-------- Information supplied --------
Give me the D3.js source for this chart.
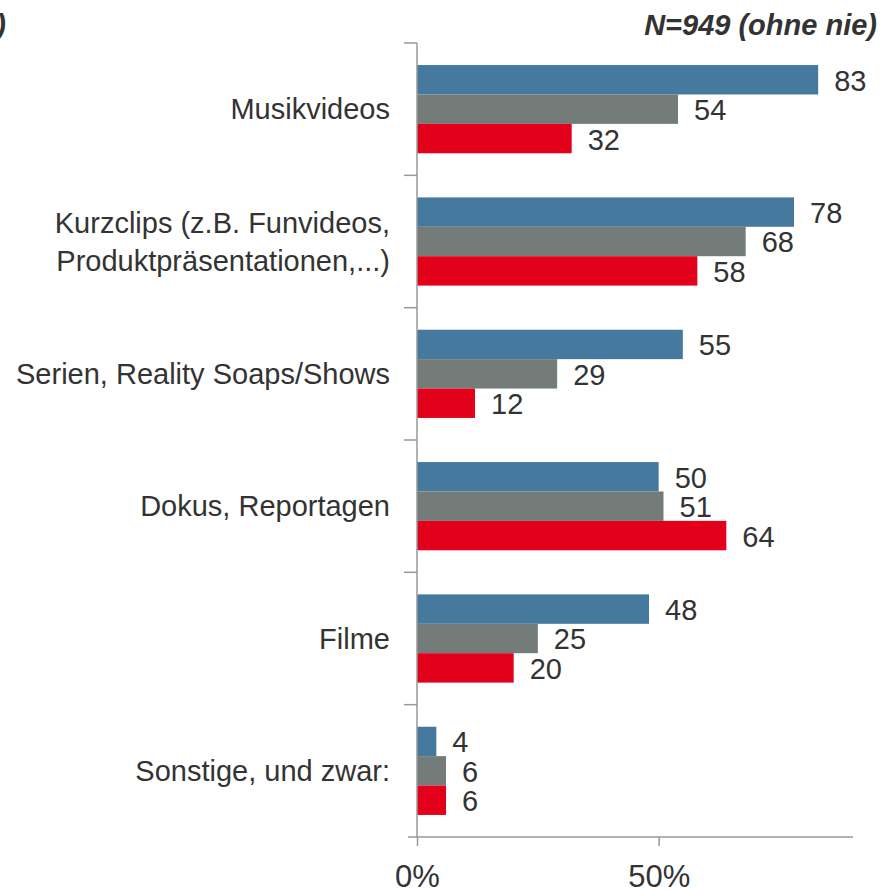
<!DOCTYPE html>
<html>
<head>
<meta charset="utf-8">
<title>Videoinhalte</title>
<script src="https://cdn.jsdelivr.net/npm/d3@7"></script>
<style>
  body { margin: 0; background: #fff; }
  text { font-family: Arial, "Liberation Sans", sans-serif; fill: #333; }
</style>
</head>
<body>
<svg width="883" height="890"></svg>
<script>
// data
var categories = ["Musikvideos", "Kurzclips", "Serien", "Dokus", "Filme", "Sonstige"];
var categoryLabels = [
  ["Musikvideos"],
  ["Kurzclips (z.B. Funvideos,", "Produktpräsentationen,...)"],
  ["Serien, Reality Soaps/Shows"],
  ["Dokus, Reportagen"],
  ["Filme"],
  ["Sonstige, und zwar:"]
];
var seriesNames = ["s1", "s2", "s3"];
var blueValues = [83, 78, 55, 50, 48, 4];
var greyValues = [54, 68, 29, 51, 25, 6];
var redValues  = [32, 58, 12, 64, 20, 6];
var xTicks = [0, 50];

var values = [blueValues, greyValues, redValues];
var colors = ["#457a9e", "#747c79", "#e2001a"];

var svg = d3.select("svg");

var x = d3.scaleLinear().domain([0, 90]).range([417, 852]);
var y0 = d3.scaleBand().domain(categories).range([43, 837]).padding(0);
var y1 = d3.scaleBand().domain(seriesNames).range([0, y0.bandwidth()]).paddingOuter(0.75).paddingInner(0);

// bars + labels
var groups = svg.append("g").selectAll("g")
  .data(categories)
  .enter().append("g")
  .attr("transform", function (d) { return "translate(0," + y0(d) + ")"; });

groups.each(function (cat, ci) {
  var g = d3.select(this);
  seriesNames.forEach(function (s, si) {
    var v = values[si][ci];
    g.append("rect")
      .attr("x", x(0))
      .attr("y", y1(s))
      .attr("width", x(v) - x(0))
      .attr("height", y1.bandwidth())
      .style("fill", colors[si]);
    g.append("text")
      .attr("x", x(v) + 16)
      .attr("y", y1(s) + y1.bandwidth() / 2 + 1)
      .attr("dominant-baseline", "central")
      .style("font-size", "29px")
      .text(v);
  });
});

// category labels
svg.append("g").selectAll("text")
  .data(categories)
  .enter().append("text")
  .attr("text-anchor", "end")
  .style("font-size", "29px")
  .each(function (d, i) {
    var lines = categoryLabels[i];
    var t = d3.select(this);
    var cy = y0(d) + y0.bandwidth() / 2;
    lines.forEach(function (l, li) {
      t.append("tspan")
        .attr("x", 390)
        .attr("y", cy + (li - (lines.length - 1) / 2) * 38)
        .attr("dominant-baseline", "central")
        .text(l);
    });
  });

// y axis with ticks between categories
var axisColor = "#999";
svg.append("line")
  .attr("x1", x(0)).attr("x2", x(0))
  .attr("y1", y0.range()[0]).attr("y2", y0.range()[1])
  .attr("stroke", axisColor).attr("stroke-width", 1.5);
var bounds = categories.map(function (d) { return y0(d); });
svg.append("g").selectAll("line")
  .data(bounds)
  .enter().append("line")
  .attr("x1", x(0) - 13).attr("x2", x(0))
  .attr("y1", function (d) { return d; }).attr("y2", function (d) { return d; })
  .attr("stroke", axisColor).attr("stroke-width", 1.5);

// x axis
var xAxis = svg.append("g")
  .attr("transform", "translate(0," + y0.range()[1] + ")")
  .call(d3.axisBottom(x).tickValues(xTicks).tickSize(9).tickPadding(19)
    .tickFormat(function (d) { return d + "%"; }));
xAxis.select(".domain")
  .attr("d", "M408,0H853")
  .attr("stroke", axisColor).attr("stroke-width", 1.5);
xAxis.selectAll(".tick line").attr("stroke", axisColor).attr("stroke-width", 1.5);
xAxis.selectAll(".tick text")
  .style("font-size", "31px")
  .style("font-family", "Arial, 'Liberation Sans', sans-serif")
  .attr("fill", "#333");

// header texts
svg.append("text")
  .attr("x", 877).attr("y", 35)
  .attr("text-anchor", "end")
  .style("font-size", "29px")
  .style("font-weight", "bold")
  .style("font-style", "italic")
  .text("N=949 (ohne nie)");

svg.append("text")
  .attr("x", 6).attr("y", 35)
  .attr("text-anchor", "end")
  .style("font-size", "29px")
  .style("font-weight", "bold")
  .style("font-style", "italic")
  .text(")");
</script>
</body>
</html>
--------
Instructions for the task:
Retype the data above exactly; pictures are not part of the copy.

The output:
Give me the D3.js source for this chart.
<!DOCTYPE html>
<html>
<head>
<meta charset="utf-8">
<title>Videoinhalte</title>
<script src="https://cdn.jsdelivr.net/npm/d3@7"></script>
<style>
  body { margin: 0; background: #fff; }
  text { font-family: Arial, "Liberation Sans", sans-serif; fill: #333; }
</style>
</head>
<body>
<svg width="883" height="890"></svg>
<script>
// data
var categories = ["Musikvideos", "Kurzclips", "Serien", "Dokus", "Filme", "Sonstige"];
var categoryLabels = [
  ["Musikvideos"],
  ["Kurzclips (z.B. Funvideos,", "Produktpräsentationen,...)"],
  ["Serien, Reality Soaps/Shows"],
  ["Dokus, Reportagen"],
  ["Filme"],
  ["Sonstige, und zwar:"]
];
var seriesNames = ["s1", "s2", "s3"];
var blueValues = [83, 78, 55, 50, 48, 4];
var greyValues = [54, 68, 29, 51, 25, 6];
var redValues  = [32, 58, 12, 64, 20, 6];
var xTicks = [0, 50];

var values = [blueValues, greyValues, redValues];
var colors = ["#457a9e", "#747c79", "#e2001a"];

var svg = d3.select("svg");

var x = d3.scaleLinear().domain([0, 90]).range([417, 852]);
var y0 = d3.scaleBand().domain(categories).range([43, 837]).padding(0);
var y1 = d3.scaleBand().domain(seriesNames).range([0, y0.bandwidth()]).paddingOuter(0.75).paddingInner(0);

// bars + labels
var groups = svg.append("g").selectAll("g")
  .data(categories)
  .enter().append("g")
  .attr("transform", function (d) { return "translate(0," + y0(d) + ")"; });

groups.each(function (cat, ci) {
  var g = d3.select(this);
  seriesNames.forEach(function (s, si) {
    var v = values[si][ci];
    g.append("rect")
      .attr("x", x(0))
      .attr("y", y1(s))
      .attr("width", x(v) - x(0))
      .attr("height", y1.bandwidth())
      .style("fill", colors[si]);
    g.append("text")
      .attr("x", x(v) + 16)
      .attr("y", y1(s) + y1.bandwidth() / 2 + 1)
      .attr("dominant-baseline", "central")
      .style("font-size", "29px")
      .text(v);
  });
});

// category labels
svg.append("g").selectAll("text")
  .data(categories)
  .enter().append("text")
  .attr("text-anchor", "end")
  .style("font-size", "29px")
  .each(function (d, i) {
    var lines = categoryLabels[i];
    var t = d3.select(this);
    var cy = y0(d) + y0.bandwidth() / 2;
    lines.forEach(function (l, li) {
      t.append("tspan")
        .attr("x", 390)
        .attr("y", cy + (li - (lines.length - 1) / 2) * 38)
        .attr("dominant-baseline", "central")
        .text(l);
    });
  });

// y axis with ticks between categories
var axisColor = "#999";
svg.append("line")
  .attr("x1", x(0)).attr("x2", x(0))
  .attr("y1", y0.range()[0]).attr("y2", y0.range()[1])
  .attr("stroke", axisColor).attr("stroke-width", 1.5);
var bounds = categories.map(function (d) { return y0(d); });
svg.append("g").selectAll("line")
  .data(bounds)
  .enter().append("line")
  .attr("x1", x(0) - 13).attr("x2", x(0))
  .attr("y1", function (d) { return d; }).attr("y2", function (d) { return d; })
  .attr("stroke", axisColor).attr("stroke-width", 1.5);

// x axis
var xAxis = svg.append("g")
  .attr("transform", "translate(0," + y0.range()[1] + ")")
  .call(d3.axisBottom(x).tickValues(xTicks).tickSize(9).tickPadding(19)
    .tickFormat(function (d) { return d + "%"; }));
xAxis.select(".domain")
  .attr("d", "M408,0H853")
  .attr("stroke", axisColor).attr("stroke-width", 1.5);
xAxis.selectAll(".tick line").attr("stroke", axisColor).attr("stroke-width", 1.5);
xAxis.selectAll(".tick text")
  .style("font-size", "31px")
  .style("font-family", "Arial, 'Liberation Sans', sans-serif")
  .attr("fill", "#333");

// header texts
svg.append("text")
  .attr("x", 877).attr("y", 35)
  .attr("text-anchor", "end")
  .style("font-size", "29px")
  .style("font-weight", "bold")
  .style("font-style", "italic")
  .text("N=949 (ohne nie)");

svg.append("text")
  .attr("x", 6).attr("y", 35)
  .attr("text-anchor", "end")
  .style("font-size", "29px")
  .style("font-weight", "bold")
  .style("font-style", "italic")
  .text(")");
</script>
</body>
</html>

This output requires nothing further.